>> BEGIN INFORMATION SUPPLIED

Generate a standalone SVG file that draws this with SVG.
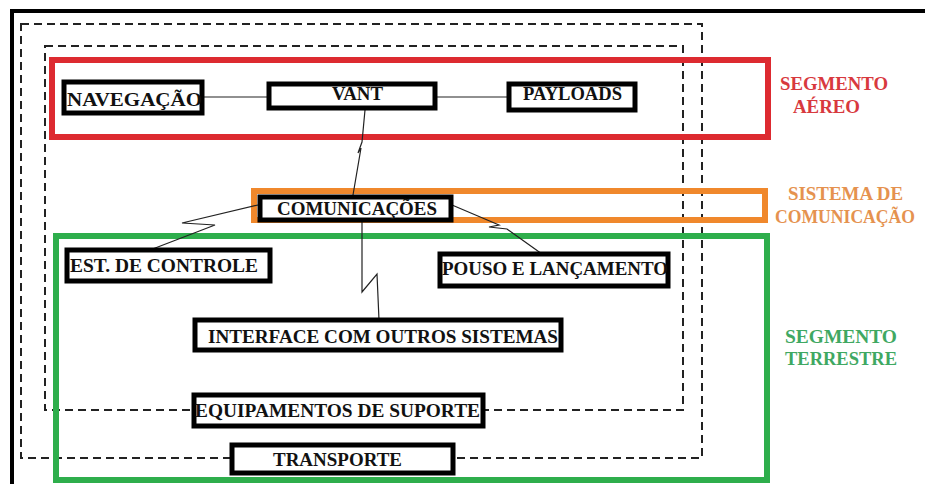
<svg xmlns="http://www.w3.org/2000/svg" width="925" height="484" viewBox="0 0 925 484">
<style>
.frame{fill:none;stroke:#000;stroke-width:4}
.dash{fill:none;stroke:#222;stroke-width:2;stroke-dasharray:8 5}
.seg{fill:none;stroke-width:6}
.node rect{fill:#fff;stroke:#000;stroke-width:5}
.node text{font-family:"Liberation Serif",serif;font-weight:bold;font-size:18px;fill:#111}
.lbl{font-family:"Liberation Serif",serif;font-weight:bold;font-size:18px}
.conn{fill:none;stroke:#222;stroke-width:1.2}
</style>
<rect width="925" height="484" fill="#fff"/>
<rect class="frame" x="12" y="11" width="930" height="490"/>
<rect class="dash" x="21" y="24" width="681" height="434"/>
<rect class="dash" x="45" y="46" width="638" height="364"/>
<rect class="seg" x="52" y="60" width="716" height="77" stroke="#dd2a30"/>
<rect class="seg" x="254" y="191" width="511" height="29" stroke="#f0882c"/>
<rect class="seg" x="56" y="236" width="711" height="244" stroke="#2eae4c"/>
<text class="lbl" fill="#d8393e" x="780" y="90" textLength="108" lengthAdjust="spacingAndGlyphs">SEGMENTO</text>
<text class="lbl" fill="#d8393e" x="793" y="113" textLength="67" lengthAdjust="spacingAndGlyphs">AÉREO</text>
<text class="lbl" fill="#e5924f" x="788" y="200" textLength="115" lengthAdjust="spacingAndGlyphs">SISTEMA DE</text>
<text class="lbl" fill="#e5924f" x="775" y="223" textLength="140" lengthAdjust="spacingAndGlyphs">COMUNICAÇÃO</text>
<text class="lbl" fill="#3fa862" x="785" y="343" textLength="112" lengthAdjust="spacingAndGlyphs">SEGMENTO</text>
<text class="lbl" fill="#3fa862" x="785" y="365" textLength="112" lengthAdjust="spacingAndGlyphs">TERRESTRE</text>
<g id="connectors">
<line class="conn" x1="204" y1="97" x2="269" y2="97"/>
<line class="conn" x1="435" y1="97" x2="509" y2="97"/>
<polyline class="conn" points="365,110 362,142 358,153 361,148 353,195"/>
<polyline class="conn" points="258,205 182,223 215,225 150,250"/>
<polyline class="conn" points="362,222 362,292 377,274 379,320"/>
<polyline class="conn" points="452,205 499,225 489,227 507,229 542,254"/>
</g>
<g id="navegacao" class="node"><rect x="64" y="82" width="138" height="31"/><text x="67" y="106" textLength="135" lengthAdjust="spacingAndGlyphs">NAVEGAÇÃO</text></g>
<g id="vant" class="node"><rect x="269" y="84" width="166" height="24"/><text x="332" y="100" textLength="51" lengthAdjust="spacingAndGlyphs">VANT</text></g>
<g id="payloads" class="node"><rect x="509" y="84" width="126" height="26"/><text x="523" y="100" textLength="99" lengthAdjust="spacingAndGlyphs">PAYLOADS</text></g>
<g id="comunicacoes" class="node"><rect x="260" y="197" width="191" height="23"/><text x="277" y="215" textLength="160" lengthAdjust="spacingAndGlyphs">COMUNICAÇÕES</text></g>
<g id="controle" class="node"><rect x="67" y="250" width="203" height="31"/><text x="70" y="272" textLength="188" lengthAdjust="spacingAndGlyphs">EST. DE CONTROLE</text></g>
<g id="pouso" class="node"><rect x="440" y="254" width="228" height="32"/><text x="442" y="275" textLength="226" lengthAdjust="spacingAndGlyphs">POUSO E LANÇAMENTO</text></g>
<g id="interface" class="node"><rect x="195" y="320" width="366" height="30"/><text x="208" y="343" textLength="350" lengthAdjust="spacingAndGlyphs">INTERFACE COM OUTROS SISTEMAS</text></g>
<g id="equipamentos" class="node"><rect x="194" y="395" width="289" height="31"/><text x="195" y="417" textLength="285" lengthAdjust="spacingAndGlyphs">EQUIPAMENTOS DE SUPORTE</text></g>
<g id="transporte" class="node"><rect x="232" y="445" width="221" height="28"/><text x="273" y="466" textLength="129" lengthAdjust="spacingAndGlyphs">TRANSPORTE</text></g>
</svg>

>> END INFORMATION SUPPLIED

SET PROBLEM: Print the complete listing exactly as it stands, without its pictures.

SOLUTION TO THIS EXERCISE:
Generate a standalone SVG file that draws this with SVG.
<svg xmlns="http://www.w3.org/2000/svg" width="925" height="484" viewBox="0 0 925 484">
<style>
.frame{fill:none;stroke:#000;stroke-width:4}
.dash{fill:none;stroke:#222;stroke-width:2;stroke-dasharray:8 5}
.seg{fill:none;stroke-width:6}
.node rect{fill:#fff;stroke:#000;stroke-width:5}
.node text{font-family:"Liberation Serif",serif;font-weight:bold;font-size:18px;fill:#111}
.lbl{font-family:"Liberation Serif",serif;font-weight:bold;font-size:18px}
.conn{fill:none;stroke:#222;stroke-width:1.2}
</style>
<rect width="925" height="484" fill="#fff"/>
<rect class="frame" x="12" y="11" width="930" height="490"/>
<rect class="dash" x="21" y="24" width="681" height="434"/>
<rect class="dash" x="45" y="46" width="638" height="364"/>
<rect class="seg" x="52" y="60" width="716" height="77" stroke="#dd2a30"/>
<rect class="seg" x="254" y="191" width="511" height="29" stroke="#f0882c"/>
<rect class="seg" x="56" y="236" width="711" height="244" stroke="#2eae4c"/>
<text class="lbl" fill="#d8393e" x="780" y="90" textLength="108" lengthAdjust="spacingAndGlyphs">SEGMENTO</text>
<text class="lbl" fill="#d8393e" x="793" y="113" textLength="67" lengthAdjust="spacingAndGlyphs">AÉREO</text>
<text class="lbl" fill="#e5924f" x="788" y="200" textLength="115" lengthAdjust="spacingAndGlyphs">SISTEMA DE</text>
<text class="lbl" fill="#e5924f" x="775" y="223" textLength="140" lengthAdjust="spacingAndGlyphs">COMUNICAÇÃO</text>
<text class="lbl" fill="#3fa862" x="785" y="343" textLength="112" lengthAdjust="spacingAndGlyphs">SEGMENTO</text>
<text class="lbl" fill="#3fa862" x="785" y="365" textLength="112" lengthAdjust="spacingAndGlyphs">TERRESTRE</text>
<g id="connectors">
<line class="conn" x1="204" y1="97" x2="269" y2="97"/>
<line class="conn" x1="435" y1="97" x2="509" y2="97"/>
<polyline class="conn" points="365,110 362,142 358,153 361,148 353,195"/>
<polyline class="conn" points="258,205 182,223 215,225 150,250"/>
<polyline class="conn" points="362,222 362,292 377,274 379,320"/>
<polyline class="conn" points="452,205 499,225 489,227 507,229 542,254"/>
</g>
<g id="navegacao" class="node"><rect x="64" y="82" width="138" height="31"/><text x="67" y="106" textLength="135" lengthAdjust="spacingAndGlyphs">NAVEGAÇÃO</text></g>
<g id="vant" class="node"><rect x="269" y="84" width="166" height="24"/><text x="332" y="100" textLength="51" lengthAdjust="spacingAndGlyphs">VANT</text></g>
<g id="payloads" class="node"><rect x="509" y="84" width="126" height="26"/><text x="523" y="100" textLength="99" lengthAdjust="spacingAndGlyphs">PAYLOADS</text></g>
<g id="comunicacoes" class="node"><rect x="260" y="197" width="191" height="23"/><text x="277" y="215" textLength="160" lengthAdjust="spacingAndGlyphs">COMUNICAÇÕES</text></g>
<g id="controle" class="node"><rect x="67" y="250" width="203" height="31"/><text x="70" y="272" textLength="188" lengthAdjust="spacingAndGlyphs">EST. DE CONTROLE</text></g>
<g id="pouso" class="node"><rect x="440" y="254" width="228" height="32"/><text x="442" y="275" textLength="226" lengthAdjust="spacingAndGlyphs">POUSO E LANÇAMENTO</text></g>
<g id="interface" class="node"><rect x="195" y="320" width="366" height="30"/><text x="208" y="343" textLength="350" lengthAdjust="spacingAndGlyphs">INTERFACE COM OUTROS SISTEMAS</text></g>
<g id="equipamentos" class="node"><rect x="194" y="395" width="289" height="31"/><text x="195" y="417" textLength="285" lengthAdjust="spacingAndGlyphs">EQUIPAMENTOS DE SUPORTE</text></g>
<g id="transporte" class="node"><rect x="232" y="445" width="221" height="28"/><text x="273" y="466" textLength="129" lengthAdjust="spacingAndGlyphs">TRANSPORTE</text></g>
</svg>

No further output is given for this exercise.